Passage of this legislation would remove one major roadblock for the use of gold and silver as money in Kansas.
The bill would take a small step toward breaking the Federal Reserve’s monopoly on money by making it easier for Kansans to use gold and silver in transactions. Should they start doing so, this would introduce competition into the monetary system and build a strong alternative to Federal Reserve Notes (dollars) when doing business.
HB2421 would also incentivize investors who want to protect their wealth from currency devaluation by investing in gold and silver bullion. This would make it easier for Kansans to shelter themselves from the effects of quantitative easing and other central bank policies that steadily erode the value the dollar.
State regulations discouraging its use create one of the biggest obstacles to people developing ways to use gold and silver as money.

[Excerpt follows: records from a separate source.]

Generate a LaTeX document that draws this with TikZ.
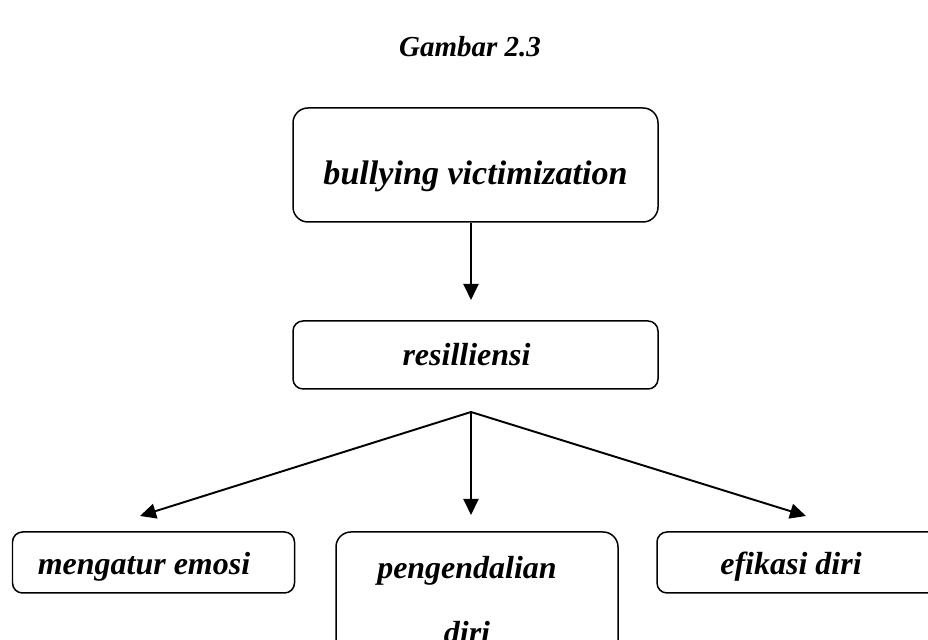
\documentclass[tikz,border=0pt]{standalone}
\usepackage{fontspec}
\setmainfont{Liberation Serif}
\usepackage{tikz}
\usetikzlibrary{arrows.meta}
\pgfdeclarelayer{edgelayer}
\pgfdeclarelayer{nodelayer}
\pgfsetlayers{edgelayer,nodelayer,main}
\tikzstyle{none}=[inner sep=0pt]
\tikzstyle{title_text}=[inner sep=0pt, font=\fontsize{16.5}{20}\selectfont\bfseries\itshape]
\tikzstyle{big_box}=[draw=black, line width=0.85pt, shape=rectangle, rounded corners=0.3cm, minimum width=7.3cm, font=\fontsize{18.2}{22}\selectfont\bfseries\itshape]
\tikzstyle{small_box}=[draw=black, line width=0.85pt, shape=rectangle, rounded corners=0.2cm, minimum width=5.64cm, minimum height=1.22cm, text height=0.65cm, text depth=0.15cm, font=\fontsize{18.2}{22}\selectfont\bfseries\itshape]
\tikzstyle{main_connector}=[-{Triangle[length=0.32cm, width=0.3cm]}, line width=1.1pt, draw=black]

\begin{document}
\begin{tikzpicture}
    \useasboundingbox (0, 0) rectangle (18.56, 12.8);
    \clip (0, 0) rectangle (18.56, 12.8);
    \begin{pgfonlayer}{nodelayer}
        % title
        \node [style={title_text}] (0) at (9.4, 11.86) {Gambar 2.3};

        % top boxes
        \node [style={big_box}, minimum height=2.28cm, text height=0.95cm, text depth=0.18cm, font=\fontsize{19.4}{23}\selectfont\bfseries\itshape] (1) at (9.51, 9.5) {bullying victimization};
        \node [style={big_box}, minimum height=1.36cm, rounded corners=0.2cm] (2) at (9.51, 5.7) {\hspace*{-0.36cm}resilliensi};

        % branching point
        \node [style=none] (3) at (9.42, 4.56) {};

        % bottom boxes
        \node [style={small_box}] (4) at (3.07, 1.55) {\hspace*{-0.38cm}mengatur emosi};
        \node [style={small_box}, rounded corners=0.3cm, minimum height=2.72cm, text height=, text depth=, align=center, font=\fontsize{18.2}{37}\selectfont\bfseries\itshape] (5) at (9.54, 0.8) {\hspace*{-0.4cm}pengendalian\\\hspace*{-0.4cm}diri};
        \node [style={small_box}] (6) at (15.96, 1.55) {\hspace*{-0.28cm}efikasi diri};

        % arrow ends
        \node [style=none] (10) at (9.42, 6.8) {};
        \node [style=none] (11) at (2.8, 2.48) {};
        \node [style=none] (12) at (9.42, 2.5) {};
        \node [style=none] (13) at (16.12, 2.48) {};
    \end{pgfonlayer}
    \begin{pgfonlayer}{edgelayer}
        \draw [style={main_connector}] (1.south -| 10) to (10.center);
        \draw [style={main_connector}] (3.center) to (11.center);
        \draw [style={main_connector}] (3.center) to (12.center);
        \draw [style={main_connector}] (3.center) to (13.center);
    \end{pgfonlayer}
\end{tikzpicture}
\end{document}
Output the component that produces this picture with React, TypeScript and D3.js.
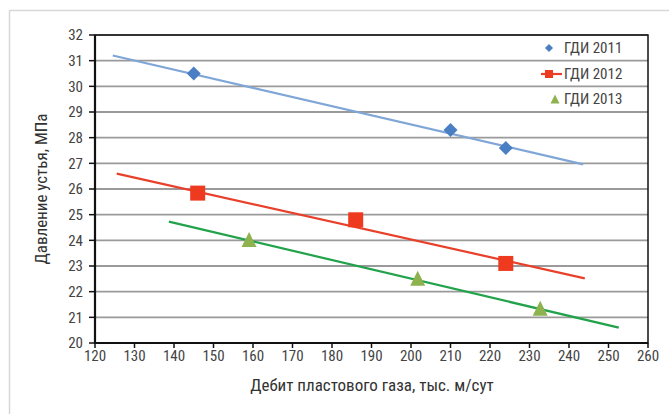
import React from "react";
import * as d3 from "d3";

const xTicks = [120, 130, 140, 150, 160, 170, 180, 190, 200, 210, 220, 230, 240, 250, 260];
const yTicks = [20, 21, 22, 23, 24, 25, 26, 27, 28, 29, 30, 31, 32];

const series2011 = [
  { x: 145, y: 30.5 },
  { x: 210, y: 28.3 },
  { x: 224, y: 27.6 },
];
const trend2011 = [
  { x: 124.5, y: 31.2 },
  { x: 243.6, y: 26.96 },
];
const series2012 = [
  { x: 146, y: 25.84 },
  { x: 186, y: 24.8 },
  { x: 224, y: 23.1 },
];
const trend2012 = [
  { x: 125.5, y: 26.6 },
  { x: 244, y: 22.52 },
];
const series2013 = [
  { x: 159, y: 23.97 },
  { x: 201.7, y: 22.46 },
  { x: 232.7, y: 21.3 },
];
const trend2013 = [
  { x: 138.7, y: 24.73 },
  { x: 252.6, y: 20.6 },
];
const legendLabels = ["ГДИ 2011", "ГДИ 2012", "ГДИ 2013"];

const FONT = "'Liberation Sans Narrow', 'Arial Narrow', 'Roboto Condensed', 'Liberation Sans', sans-serif";

export default function App() {
  const W = 669, H = 414;
  const left = 95, right = 648, top = 35, bottom = 343;
  const x = d3.scaleLinear().domain([120, 260]).range([left, right]);
  const y = d3.scaleLinear().domain([20, 32]).range([bottom, top]);
  const line = d3.line<{ x: number; y: number }>().x(d => x(d.x)).y(d => y(d.y));

  const diamond = (cx: number, cy: number, r: number) =>
    `M${cx},${cy - r}L${cx + r},${cy}L${cx},${cy + r}L${cx - r},${cy}Z`;
  const tri = (cx: number, cy: number, s: number) =>
    `M${cx},${cy - s * 0.6}L${cx + s / 2},${cy + s * 0.4}L${cx - s / 2},${cy + s * 0.4}Z`;

  const blueM = "#4a7fc4";
  const blueL = "#7fa6d6";
  const redM = "#ee3a1e";
  const redL = "#e8402a";
  const greenM = "#8db24e";
  const greenL = "#22a24a";

  return (
    <svg width={W} height={H} style={{ position: "absolute", left: 0, top: 0, background: "#fff" }}>
      <rect x={0} y={0} width={W} height={H} fill="#fff" />
      {/* outer light frame */}
      <line x1={9.5} y1={10} x2={9.5} y2={H} stroke="#d8d8d8" strokeWidth={1.5} />
      <line x1={9} y1={10.5} x2={W} y2={10.5} stroke="#d8d8d8" strokeWidth={1.5} />

      {/* gridlines */}
      {yTicks.map(t => (
        <line key={"g" + t} x1={left} x2={right} y1={y(t)} y2={y(t)} stroke="#9a9a9a" strokeWidth={1.8} />
      ))}

      {/* frame */}
      <rect x={left} y={top} width={right - left} height={bottom - top} fill="none" stroke="#111" strokeWidth={1.5} />
      <line x1={left} x2={left} y1={top} y2={bottom} stroke="#111" strokeWidth={2.2} />
      <line x1={left} x2={right} y1={bottom} y2={bottom} stroke="#111" strokeWidth={2.2} />

      {/* y ticks */}
      {yTicks.map(t => (
        <g key={"yt" + t}>
          <line x1={left - 6} x2={left} y1={y(t)} y2={y(t)} stroke="#111" strokeWidth={1.5} />
          <text x={83} y={y(t)} dy="0.36em" textAnchor="end" fontFamily={FONT} fontSize={15} fill="#444">{t}</text>
        </g>
      ))}
      {/* x ticks */}
      {xTicks.map(t => (
        <g key={"xt" + t}>
          <line x1={x(t)} x2={x(t)} y1={bottom} y2={bottom + 5} stroke="#111" strokeWidth={1.5} />
          <text x={x(t)} y={361} textAnchor="middle" fontFamily={FONT} fontSize={15} fill="#444">{t}</text>
        </g>
      ))}

      {/* axis titles */}
      <text x={372} y={391} textAnchor="middle" fontFamily={FONT} fontSize={17} fill="#333">Дебит пластового газа, тыс. м/сут</text>
      <text transform={`translate(47,${(top + bottom) / 2}) rotate(-90)`} textAnchor="middle" fontFamily={FONT} fontSize={17} fill="#333">Давление устья, МПа</text>

      {/* trend lines */}
      <path d={line(trend2011) || ""} stroke={blueL} strokeWidth={2.2} fill="none" />
      <path d={line(trend2012) || ""} stroke={redL} strokeWidth={2.2} fill="none" />
      <path d={line(trend2013) || ""} stroke={greenL} strokeWidth={2.2} fill="none" />

      {/* markers */}
      {series2011.map((d, i) => (
        <path key={"a" + i} d={diamond(x(d.x), y(d.y), 7)} fill={blueM} />
      ))}
      {series2012.map((d, i) => (
        <rect key={"b" + i} x={x(d.x) - 7.5} y={y(d.y) - 7.5} width={15} height={15} fill={redM} />
      ))}
      {series2013.map((d, i) => (
        <path key={"c" + i} d={tri(x(d.x), y(d.y), 15)} fill={greenM} />
      ))}

      {/* legend */}
      <g fontFamily={FONT} fontSize={15} fill="#444">
        <path d={diamond(549, 48, 4)} fill={blueM} />
        <text x={564} y={48} dy="0.36em">{legendLabels[0]}</text>
        <line x1={541} x2={562} y1={74} y2={74} stroke={redL} strokeWidth={2.2} />
        <rect x={545} y={70} width={8} height={8} fill={redM} />
        <text x={564} y={74} dy="0.36em">{legendLabels[1]}</text>
        <path d={tri(555, 100, 9)} fill={greenM} />
        <text x={564} y={99} dy="0.36em">{legendLabels[2]}</text>
      </g>
    </svg>
  );
}
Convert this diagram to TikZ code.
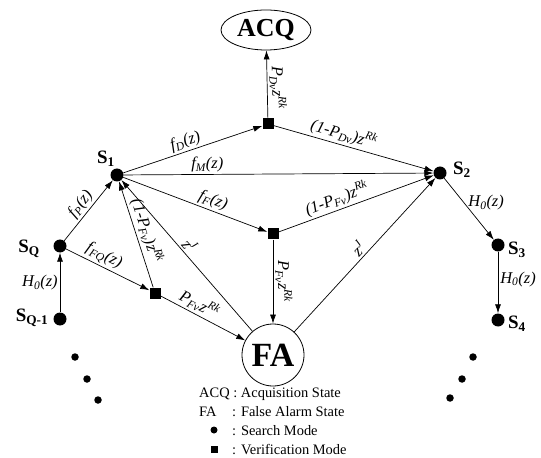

HB2421 would remove one barrier.
The United States Constitution states in Article I, Section 10, “No State shall…make any Thing but gold and silver Coin a Tender in Payment of Debts.”
HB2421 would help facilitate a movement toward that constitutional ideal, ignored for decades in every state. Encouraging the use of gold and silver undermines the Federal Reserve monopoly by introducing competition into the monetary system.
Professor William Greene is an expert on constitutional tender and said when people in multiple states actually start using gold and silver instead of Federal Reserve Notes, it would effectively nullify the Federal Reserve and end the federal government’s monopoly on money.
Over time, as residents of the state use both Federal Reserve notes and silver and gold coins, the fact that the coins hold their value more than Federal Reserve notes do will lead to a “reverse Gresham’s Law” effect, where good money (gold and silver coins) will drive out bad money (Federal Reserve notes). As this happens, a cascade of events can begin to occur, including the flow of real wealth toward the state’s treasury, an influx of banking business from outside of the state – as people in other states carry out their desire to bank with sound money – and an eventual outcry against the use of Federal Reserve notes for any transactions.
Once things get to that point, Federal Reserve notes would become largely unwanted and irrelevant for ordinary people. Nullifying the Fed on a state-by-state level is what will get us there.
While not as all-encompassing as a Constitutional Tender Act, HB2421 would represent a first step toward reestablishing gold and silver as tender within Tennessee, and provide a foundation for further action.
HB2421 was referred to the Committee on Taxation where it will need to pass by a majority vote before moving forward in the legislative process.